The robes of the priest and his acolytes tell you this is ritual
in its richest form. The music often rises to a heavenly pitch that
threatens to burst my heart with joy.
There is only one problem. My faith in this church’s
doctrine does not run deep enough. Followed closely, the Nicene
creed heels too close to the same road that wars are paved with
and I shrink from its direction. As I read the Christmas eucharist
I find an unsettling intemperance toward other faiths.
What difference can it make to me what faith you
choose? I have never been able to fathom the ardor of faith that
requires others to adhere to it. My Unitarian prayer book represents
Hinduism, Taoism, Islam, Christianity among others. Does this mean
there is no such faith as Unitarianism? A Sikh prayer says it best
for me:
“Why do you go to the forest in search of the Divine?
God lives in all and abides with you too. As fragrance dwells in
a flower, or reflection in a mirror, so the Divine dwells inside
everything; seek therefore in your own heart.”—Tegh Bahadur
If it is the spirit inside that is divine, why
seek churches at all? For me, it is the gathering of souls that
creates the church. The collective experience of faith in a greater
power of goodness and wisdom. It is my link to universality. But
my friend, Tom, is unconvinced that our fellowship is a “church”
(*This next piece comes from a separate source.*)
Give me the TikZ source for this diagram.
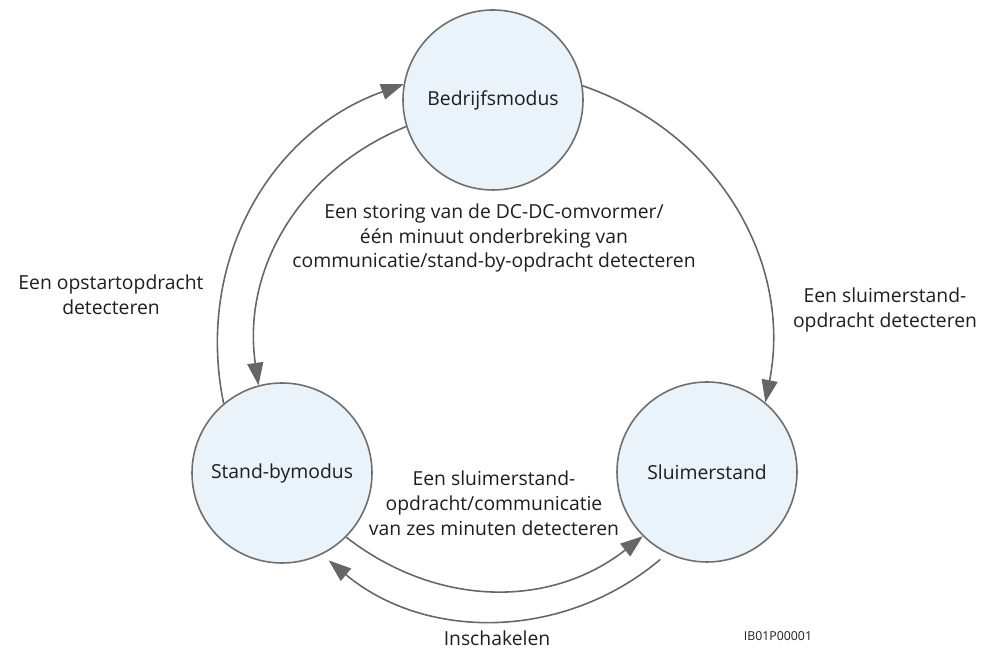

or that we “worship” at all.
“What do you worship?” he jibed. I had to think
about this one, but at church the next morning, the answer appeared
in prayers chosen by others and written by a Unitarian, Jacob Trapp:
“Worship is the mystery within us reaching out
to the mystery beyond. It is an inarticulate silence yearning to
speak; it is the window of the moment open to the sky of the eternal.”
Every faith can use a little skepticism, and Tom’s
questioning left room for more dancing as well as for thought. Most
faiths could use more of both. I love the Christmas ritual and pageantry,
the music and incense and penetrating silence of prayer. But my
true faith is practiced in the everyday, and my church is lit by
the chalice of souls like me and their questioning eyes.